What factory and fast-food workers have in common
While the reliance of fast-food workers on food stamps and other public assistance has been a much-publicized aspect of the Fight for 15 and other efforts to raise the minimum wage, the number of manufacturing jobs that also pay poverty-level wages has largely flown under the radar.
Yet more than a third of nonsupervisory manufacturing production workers count on at least one government program to support themselves or their families. That statistic rises to half when looking at those hired through temporary staffing agencies, according to the University of California, Berkeley's Center for Labor Research and Education.
"Manufacturing has long been thought of as providing high-paying, middle-class work, but the reality is the production jobs are increasingly coming to resemble fast-food or Walmart jobs, especially for those workers employed through temporary staffing agencies," noted Ken Jacobs, chair of the Labor Center and co-author of a recently released report on the topic.
And while employment in manufacturing has started to grow again after the recession, "the new jobs created are less likely to be union and more likely to pay low wages," said Jacobs.
Between 2009 and 2013, the Labor Center calculates that low wages in manufacturing cost taxpayers approximately $10.2 billion a year on public safety-net programs for manufacturing workers and their families.
Eight of the 10 states with the highest participation rates in public programs that support factory workers' families are in the South; the other two are New York and California.
The reality flies in the face of just how Americans perceive manufacturing, a sector that in days gone by offered stable, well-paying employment and benefits to those without college degrees.
Americans overwhelming view manufacturing as important to the nation's economic prosperity. If given the chance to create 1,000 jobs in their community, manufacturers tops the list, according to a poll by Deloitte and the Manufacturing Institute.
The sentiment is reflected by those looking for votes, including President Obama and his would-be successors.
In running for reelection in 2012, Obama vowed to create 1 million new manufacturing jobs by the end of 2016. In campaigning in Indianapolis in April, Donald Trump drew applause while railing against Carrier's decision to move 1,400 jobs from Indianapolis to Mexico. Democrats Hillary Clinton and Bernie Sanders have also stressed the importance of manufacturing jobs.
The national longing for a strong manufacturing sector is seemingly based on what the jobs offered in decades past, when production workers employed in manufacturing earned wages significantly higher than the U.S. average. By 2013, however, the typical production worker made 7.7 percent below the median wage for all occupations, according to the National Employment Law Project (NELP).
More than 600,000 manufacturing workers earn $9.60 an hour or less, and more than 1.5 million, or one out of every four, earn $11.91 or less, NELP found.
The median wage for a manufacturing production worker was $16.14 an hour in 2015, below the $17.40 an hour for all workers, according to separate numbers from the Bureau of Labor Statistics. And while manufacturing jobs continue to pay more than most jobs available to those without a bachelor's degree, the average earnings are pumped up by the wages of long-time workers because recently created jobs offer less.
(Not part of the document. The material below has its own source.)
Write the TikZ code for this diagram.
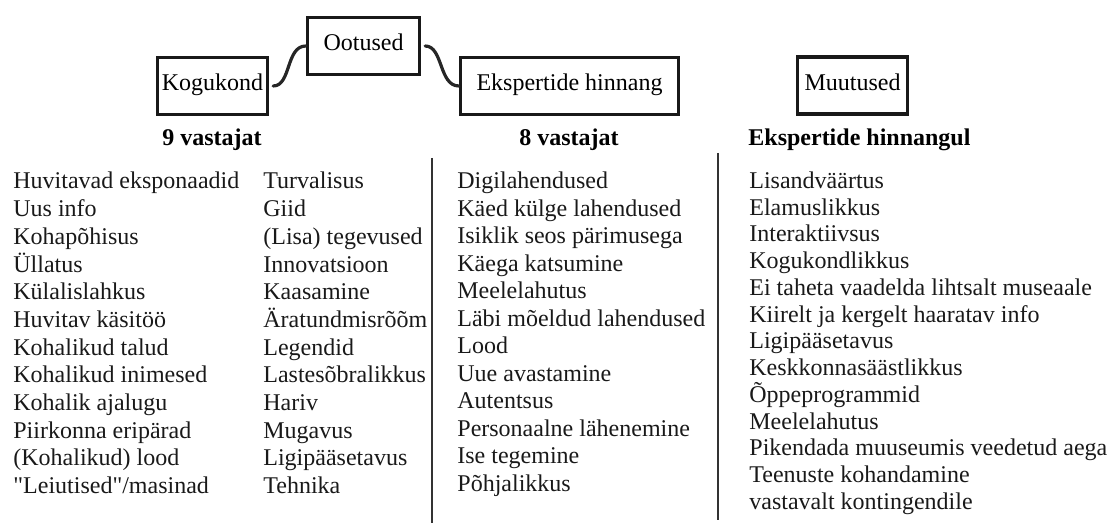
\documentclass[tikz,border=0pt]{standalone}
\usepackage{fontspec}
\setmainfont{Liberation Serif}[Ligatures=TeXOff]
\begin{document}
\begin{tikzpicture}[x=0.5pt,y=-0.5pt,
  box/.style={draw=black!90, line width=1.7pt, inner sep=0pt,
    font=\fontsize{12}{14}\selectfont, text height=0.7em, text depth=0.2em,
    minimum height=28.5pt},
  conn/.style={line width=1.6pt, draw=black!85, line cap=round},
  head/.style={font=\fontsize{12}{14}\selectfont\bfseries, anchor=base, inner sep=0pt},
  item/.style={font=\fontsize{12}{14}\selectfont, anchor=base west, inner sep=0pt, text=black!90},
  sep/.style={line width=1pt, draw=black!80}]
\useasboundingbox (0,0) rectangle (1114,523);

% top boxes
\node[box, minimum width=55pt]  (kog) at (212.5,86)  {Kogukond};
\node[box, minimum width=56pt]  (oot) at (363.5,46)  {Ootused};
\node[box, minimum width=109pt] (eks) at (569.5,86)  {Ekspertide hinnang};
\node[box, minimum width=55pt]  (muu) at (852.5,85.5) {Muutused};

% S-shaped links between the boxes
\draw[conn, shorten <=2pt] (kog.east) .. controls +(22,0) and +(-20,0) .. (oot.west);
\draw[conn, shorten <=2pt] (oot.east) .. controls +(22,0) and +(-20,0) .. (eks.west);

% column headings
\node[head] (h1) at (212,146) {9 vastajat};
\node[head] (h2) at (569,146) {8 vastajat};
\node[head, anchor=base west] (h3) at (748,146) {Ekspertide hinnangul};

% column separators
\coordinate (s1t) at (432,158);
\coordinate (s1b) at (432,523);
\coordinate (s2t) at (718,153);
\coordinate (s2b) at (718,520);
\draw[sep] (s1t) -- (s1b);
\draw[sep] (s2t) -- (s2b);

% lists
\foreach \t [count=\i] in {Huvitavad eksponaadid, Uus info, Kohapõhisus, Üllatus,
  Külalislahkus, Huvitav käsitöö, Kohalikud talud, Kohalikud inimesed,
  Kohalik ajalugu, Piirkonna eripärad, (Kohalikud) lood, "Leiutised"/masinad}
  \node[item] (a\i) at (13,189+27.7*\i-27.7) {\t};

\foreach \t [count=\i] in {Turvalisus, Giid, (Lisa) tegevused, Innovatsioon,
  Kaasamine, Äratundmisrõõm, Legendid, Lastesõbralikkus, Hariv, Mugavus,
  Ligipääsetavus, Tehnika}
  \node[item] (b\i) at (263,189+27.7*\i-27.7) {\t};

\foreach \t [count=\i] in {Digilahendused, Käed külge lahendused,
  Isiklik seos pärimusega, Käega katsumine, Meelelahutus,
  Läbi mõeldud lahendused, Lood, Uue avastamine, Autentsus,
  Personaalne lähenemine, Ise tegemine, Põhjalikkus}
  \node[item] (c\i) at (457,189+27.5*\i-27.5) {\t};

\foreach \t [count=\i] in {Lisandväärtus, Elamuslikkus, Interaktiivsus,
  Kogukondlikkus, Ei taheta vaadelda lihtsalt museaale,
  Kiirelt ja kergelt haaratav info, Ligipääsetavus, Keskkonnasäästlikkus,
  Õppeprogrammid, Meelelahutus, Pikendada muuseumis veedetud aega,
  Teenuste kohandamine, vastavalt kontingendile}
  \node[item] (d\i) at (749,188.5+26.75*\i-26.75) {\t};
\end{tikzpicture}
\end{document}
The pay situation is particularly bleak in automotive, the largest segment of manufacturing, where real wages for auto parts workers has fallen nearly 14 percent from 2003 to 2013, three times faster than manufacturing as a whole and nine times faster than the decline for all occupations.
Since 1989, hiring of assembly line workers through temporary staffing agencies has spiked. About 14 percent of auto parts workers are employed by staffing agencies and make, on average, 29 percent less than those employed directly by manufacturers, according to NELP.
The average hourly wage for assemblers and fabricators hired through a staffing agency in 2014 was $10.88, versus $15.03 for those hired directly.
The auto industry has added nearly 350,000 jobs and invested $38 billion in U.S. plants since 2009, but the jobs created are worse than those lost. New hires at auto parts plants in Michigan, Indiana, Ohio, South Carolina and Tennessee earn about a quarter less than other auto parts workers in those states, NELP found.
In half a dozen states -- Alabama, Mississippi, Indiana, Ohio, Michigan and Illinois -- auto parts workers saw real monthly earnings decline between 2001 and 2013, with workers in Alabama hardest hit by a 24 percent drop in the period, noted the UC Berkeley Labor Center.
Workers at the Carrier plant Trump excoriated make more than $20 an hour and are part of a union. Overall wages are typically higher in states with higher rates of workers represented by collective bargaining agreements, while the counterargument is that unemployment is lower in right-to-work states.